* Start *
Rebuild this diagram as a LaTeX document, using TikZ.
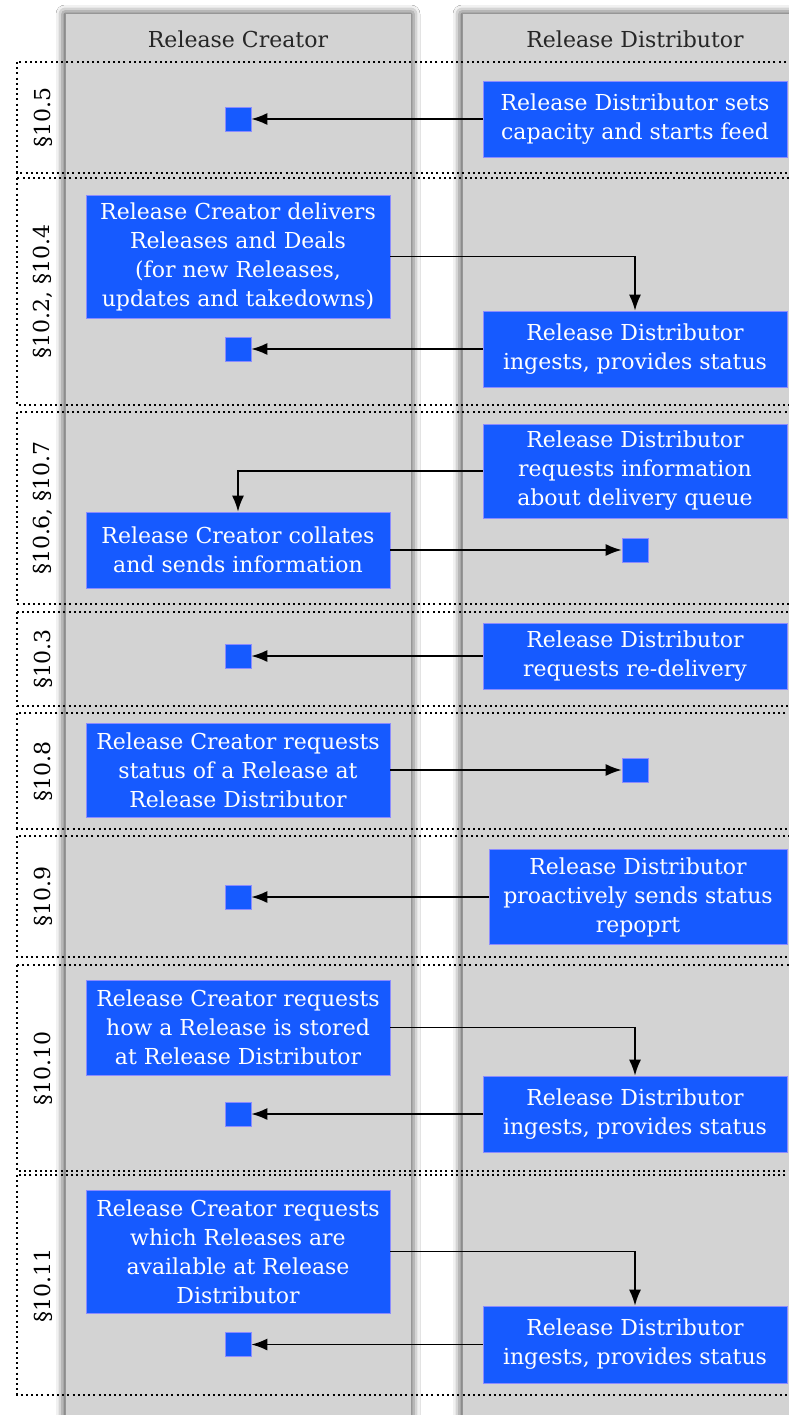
\documentclass[tikz,border=0pt]{standalone}
\usepackage{fontspec}
\setmainfont{DejaVu Serif}
\usepackage{tikz}
\usetikzlibrary{arrows.meta,shadows.blur}
\definecolor{lanegray}{RGB}{211,211,211}
\definecolor{lanerule}{RGB}{150,150,150}
\definecolor{actblue}{RGB}{22,90,255}
\definecolor{actedge}{RGB}{140,140,255}

\begin{document}
\begin{tikzpicture}[x=1pt,y=-1pt,
    every node/.style={font=\fontsize{22}{29}\selectfont},
    lanebox/.style={fill=lanegray,draw=lanerule,line width=1pt,
      blur shadow={shadow xshift=0pt,shadow yshift=0pt,shadow blur radius=9pt,shadow opacity=90}},
    sec/.style={draw=black,line width=1.1pt,dash pattern=on 2pt off 3.2pt},
    act/.style={fill=actblue,draw=actedge,line width=0.6pt,text=white,align=center,
      minimum width=304pt,inner sep=0pt},
    blip/.style={fill=actblue,draw=actedge,line width=0.6pt,minimum width=26pt,
      minimum height=24pt,inner sep=0pt},
    flow/.style={draw=black,line width=1.7pt,-{Latex[length=16pt,width=12pt]}}]
    \useasboundingbox (0,0) rectangle (789,1415);
    \clip (0,0) rectangle (789,1415);
    \fill[white] (0,0) rectangle (789,1415);
    \path[lanebox] (65,14) rectangle (411,1440);
    \path[lanebox] (462,14) rectangle (820,1440);
    \node[text=black!85] (rc) at (238,39) {Release Creator};
    \node[text=black!85] (rd) at (635,39) {Release Distributor};
    \foreach \t/\b/\lab/\n in {62/173/{§10.5}/1,178/405/{§10.2, §10.4}/2,
        412/604/{§10.6, §10.7}/3,612/706/{§10.3}/4,713/829/{§10.8}/5,
        836/957/{§10.9}/6,965/1171/{§10.10}/7,1175/1395/{§10.11}/8} {
      \draw[sec] (17,\t) rectangle (800,\b);
      \node[rotate=90] (sec\n) at (43,{(\t+\b)/2}) {\lab};
    }

    \node[act,minimum height=76pt] (d5) at (635,119) {Release Distributor sets\\capacity and starts feed};
    \node[blip] (s5) at (238,119) {};
    \draw[flow] (d5) -- (s5);

    \node[act,minimum height=123pt] (c24) at (238,256.5) {Release Creator delivers\\Releases and Deals\\(for new Releases,\\updates and takedowns)};
    \node[act,minimum height=76pt] (d24) at (635,349) {Release Distributor\\ingests, provides status};
    \node[blip] (s24) at (238,349) {};
    \draw[flow] (c24) -| (d24);
    \draw[flow] (d24) -- (s24);

    \node[act,minimum height=94pt] (d67) at (635,471) {Release Distributor\\requests information\\about delivery queue};
    \node[act,minimum height=76pt] (c67) at (238,550) {Release Creator collates\\and sends information};
    \node[blip] (s67) at (635,550) {};
    \draw[flow] (d67) -| (c67);
    \draw[flow] (c67) -- (s67);

    \node[act,minimum height=66pt] (d3) at (635,656) {Release Distributor\\requests re-delivery};
    \node[blip] (s3) at (238,656) {};
    \draw[flow] (d3) -- (s3);

    \node[act,minimum height=94pt] (c8) at (238,770) {Release Creator requests\\status of a Release at\\Release Distributor};
    \node[blip] (s8) at (635,770) {};
    \draw[flow] (c8) -- (s8);

    \node[act,minimum width=298pt,minimum height=95pt] (d9) at (638,897) {Release Distributor\\proactively sends status\\repoprt};
    \node[blip] (s9) at (238,897) {};
    \draw[flow] (d9) -- (s9);

    \node[act,minimum height=95pt] (c10) at (238,1027.5) {Release Creator requests\\how a Release is stored\\at Release Distributor};
    \node[act,minimum height=76pt] (d10) at (635,1114) {Release Distributor\\ingests, provides status};
    \node[blip] (s10) at (238,1114) {};
    \draw[flow] (c10) -| (d10);
    \draw[flow] (d10) -- (s10);

    \node[act,minimum height=123pt] (c11) at (238,1251.5) {Release Creator requests\\which Releases are\\available at Release\\Distributor};
    \node[act,minimum height=77pt] (d11) at (635,1344.5) {Release Distributor\\ingests, provides status};
    \node[blip] (s11) at (238,1344.5) {};
    \draw[flow] (c11) -| (d11);
    \draw[flow] (d11) -- (s11);
  \end{tikzpicture}
\end{document}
* End *
Task to carry out: Copy the listing in full and without alteration, omitting every picture.

Exercise response:
Rebuild this diagram as a LaTeX document, using TikZ.
\documentclass[tikz,border=0pt]{standalone}
\usepackage{fontspec}
\setmainfont{DejaVu Serif}
\usepackage{tikz}
\usetikzlibrary{arrows.meta,shadows.blur}
\definecolor{lanegray}{RGB}{211,211,211}
\definecolor{lanerule}{RGB}{150,150,150}
\definecolor{actblue}{RGB}{22,90,255}
\definecolor{actedge}{RGB}{140,140,255}

\begin{document}
\begin{tikzpicture}[x=1pt,y=-1pt,
    every node/.style={font=\fontsize{22}{29}\selectfont},
    lanebox/.style={fill=lanegray,draw=lanerule,line width=1pt,
      blur shadow={shadow xshift=0pt,shadow yshift=0pt,shadow blur radius=9pt,shadow opacity=90}},
    sec/.style={draw=black,line width=1.1pt,dash pattern=on 2pt off 3.2pt},
    act/.style={fill=actblue,draw=actedge,line width=0.6pt,text=white,align=center,
      minimum width=304pt,inner sep=0pt},
    blip/.style={fill=actblue,draw=actedge,line width=0.6pt,minimum width=26pt,
      minimum height=24pt,inner sep=0pt},
    flow/.style={draw=black,line width=1.7pt,-{Latex[length=16pt,width=12pt]}}]
    \useasboundingbox (0,0) rectangle (789,1415);
    \clip (0,0) rectangle (789,1415);
    \fill[white] (0,0) rectangle (789,1415);
    \path[lanebox] (65,14) rectangle (411,1440);
    \path[lanebox] (462,14) rectangle (820,1440);
    \node[text=black!85] (rc) at (238,39) {Release Creator};
    \node[text=black!85] (rd) at (635,39) {Release Distributor};
    \foreach \t/\b/\lab/\n in {62/173/{§10.5}/1,178/405/{§10.2, §10.4}/2,
        412/604/{§10.6, §10.7}/3,612/706/{§10.3}/4,713/829/{§10.8}/5,
        836/957/{§10.9}/6,965/1171/{§10.10}/7,1175/1395/{§10.11}/8} {
      \draw[sec] (17,\t) rectangle (800,\b);
      \node[rotate=90] (sec\n) at (43,{(\t+\b)/2}) {\lab};
    }

    \node[act,minimum height=76pt] (d5) at (635,119) {Release Distributor sets\\capacity and starts feed};
    \node[blip] (s5) at (238,119) {};
    \draw[flow] (d5) -- (s5);

    \node[act,minimum height=123pt] (c24) at (238,256.5) {Release Creator delivers\\Releases and Deals\\(for new Releases,\\updates and takedowns)};
    \node[act,minimum height=76pt] (d24) at (635,349) {Release Distributor\\ingests, provides status};
    \node[blip] (s24) at (238,349) {};
    \draw[flow] (c24) -| (d24);
    \draw[flow] (d24) -- (s24);

    \node[act,minimum height=94pt] (d67) at (635,471) {Release Distributor\\requests information\\about delivery queue};
    \node[act,minimum height=76pt] (c67) at (238,550) {Release Creator collates\\and sends information};
    \node[blip] (s67) at (635,550) {};
    \draw[flow] (d67) -| (c67);
    \draw[flow] (c67) -- (s67);

    \node[act,minimum height=66pt] (d3) at (635,656) {Release Distributor\\requests re-delivery};
    \node[blip] (s3) at (238,656) {};
    \draw[flow] (d3) -- (s3);

    \node[act,minimum height=94pt] (c8) at (238,770) {Release Creator requests\\status of a Release at\\Release Distributor};
    \node[blip] (s8) at (635,770) {};
    \draw[flow] (c8) -- (s8);

    \node[act,minimum width=298pt,minimum height=95pt] (d9) at (638,897) {Release Distributor\\proactively sends status\\repoprt};
    \node[blip] (s9) at (238,897) {};
    \draw[flow] (d9) -- (s9);

    \node[act,minimum height=95pt] (c10) at (238,1027.5) {Release Creator requests\\how a Release is stored\\at Release Distributor};
    \node[act,minimum height=76pt] (d10) at (635,1114) {Release Distributor\\ingests, provides status};
    \node[blip] (s10) at (238,1114) {};
    \draw[flow] (c10) -| (d10);
    \draw[flow] (d10) -- (s10);

    \node[act,minimum height=123pt] (c11) at (238,1251.5) {Release Creator requests\\which Releases are\\available at Release\\Distributor};
    \node[act,minimum height=77pt] (d11) at (635,1344.5) {Release Distributor\\ingests, provides status};
    \node[blip] (s11) at (238,1344.5) {};
    \draw[flow] (c11) -| (d11);
    \draw[flow] (d11) -- (s11);
  \end{tikzpicture}
\end{document}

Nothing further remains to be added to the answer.